[Start of Available data]
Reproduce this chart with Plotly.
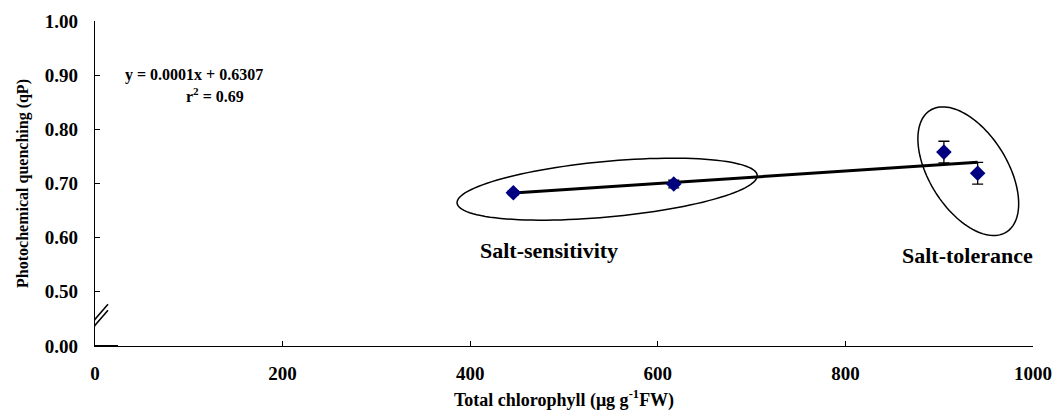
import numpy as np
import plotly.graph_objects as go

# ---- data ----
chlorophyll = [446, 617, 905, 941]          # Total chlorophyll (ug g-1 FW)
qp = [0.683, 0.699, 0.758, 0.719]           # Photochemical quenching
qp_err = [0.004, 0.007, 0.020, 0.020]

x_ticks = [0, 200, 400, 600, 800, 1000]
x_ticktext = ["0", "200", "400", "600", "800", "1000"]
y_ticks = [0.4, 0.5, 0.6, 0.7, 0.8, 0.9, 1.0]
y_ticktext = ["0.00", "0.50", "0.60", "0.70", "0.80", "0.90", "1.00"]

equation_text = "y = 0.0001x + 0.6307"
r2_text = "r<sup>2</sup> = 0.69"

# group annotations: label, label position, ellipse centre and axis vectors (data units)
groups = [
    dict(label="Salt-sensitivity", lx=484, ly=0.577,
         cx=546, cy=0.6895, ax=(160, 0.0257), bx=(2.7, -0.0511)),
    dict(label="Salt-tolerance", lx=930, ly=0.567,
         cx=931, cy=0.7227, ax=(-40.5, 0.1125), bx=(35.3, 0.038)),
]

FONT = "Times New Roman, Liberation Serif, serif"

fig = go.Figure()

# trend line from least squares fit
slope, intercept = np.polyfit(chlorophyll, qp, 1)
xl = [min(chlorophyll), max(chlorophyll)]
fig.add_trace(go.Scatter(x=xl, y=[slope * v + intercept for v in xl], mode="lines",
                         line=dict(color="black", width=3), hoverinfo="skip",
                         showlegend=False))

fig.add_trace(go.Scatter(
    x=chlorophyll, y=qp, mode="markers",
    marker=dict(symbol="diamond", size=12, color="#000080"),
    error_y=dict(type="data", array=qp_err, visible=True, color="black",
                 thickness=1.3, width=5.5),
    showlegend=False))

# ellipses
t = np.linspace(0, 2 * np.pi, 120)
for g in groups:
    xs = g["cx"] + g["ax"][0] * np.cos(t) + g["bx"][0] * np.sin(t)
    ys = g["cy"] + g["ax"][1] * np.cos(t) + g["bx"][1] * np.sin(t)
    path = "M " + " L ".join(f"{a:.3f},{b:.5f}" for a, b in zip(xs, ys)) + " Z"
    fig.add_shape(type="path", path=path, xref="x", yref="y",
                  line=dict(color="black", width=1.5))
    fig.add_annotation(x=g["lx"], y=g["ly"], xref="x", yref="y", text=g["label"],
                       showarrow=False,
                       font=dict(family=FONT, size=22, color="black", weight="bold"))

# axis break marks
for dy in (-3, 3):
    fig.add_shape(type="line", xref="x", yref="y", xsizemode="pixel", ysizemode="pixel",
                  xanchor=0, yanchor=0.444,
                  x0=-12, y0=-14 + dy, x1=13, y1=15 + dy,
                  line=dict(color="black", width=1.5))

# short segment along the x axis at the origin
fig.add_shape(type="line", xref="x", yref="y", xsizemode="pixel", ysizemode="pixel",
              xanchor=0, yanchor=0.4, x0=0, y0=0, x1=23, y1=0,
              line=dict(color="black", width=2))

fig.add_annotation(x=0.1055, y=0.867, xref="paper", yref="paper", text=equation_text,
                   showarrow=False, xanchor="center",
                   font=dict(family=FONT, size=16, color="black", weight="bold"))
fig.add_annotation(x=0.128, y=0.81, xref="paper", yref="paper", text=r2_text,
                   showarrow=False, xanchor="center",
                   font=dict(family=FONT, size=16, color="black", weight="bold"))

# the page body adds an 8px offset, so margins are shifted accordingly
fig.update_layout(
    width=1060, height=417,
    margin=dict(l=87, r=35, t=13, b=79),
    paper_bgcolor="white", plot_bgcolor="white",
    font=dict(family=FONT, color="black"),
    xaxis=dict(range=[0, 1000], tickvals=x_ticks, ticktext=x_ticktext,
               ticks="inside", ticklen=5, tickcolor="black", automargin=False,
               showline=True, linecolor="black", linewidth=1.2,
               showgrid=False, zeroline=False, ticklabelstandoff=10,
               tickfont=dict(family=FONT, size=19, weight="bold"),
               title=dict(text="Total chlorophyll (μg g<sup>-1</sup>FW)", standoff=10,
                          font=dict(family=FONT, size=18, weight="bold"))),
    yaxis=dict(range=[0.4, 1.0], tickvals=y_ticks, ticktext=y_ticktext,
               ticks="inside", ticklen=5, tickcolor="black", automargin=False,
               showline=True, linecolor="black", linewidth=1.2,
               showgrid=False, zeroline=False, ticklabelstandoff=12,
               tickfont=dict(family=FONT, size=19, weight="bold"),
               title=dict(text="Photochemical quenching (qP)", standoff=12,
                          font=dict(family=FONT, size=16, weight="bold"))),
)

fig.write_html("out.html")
[End of Available data]
_Directive_:
Emit the lines of the material exactly, from its first line to the line containing "qp_err = [0.004, 0.007, 0.020, 0.020]", inclusive; leave every picture out.

_Solution for this exercise_:
Reproduce this chart with Plotly.
import numpy as np
import plotly.graph_objects as go

# ---- data ----
chlorophyll = [446, 617, 905, 941]          # Total chlorophyll (ug g-1 FW)
qp = [0.683, 0.699, 0.758, 0.719]           # Photochemical quenching
qp_err = [0.004, 0.007, 0.020, 0.020]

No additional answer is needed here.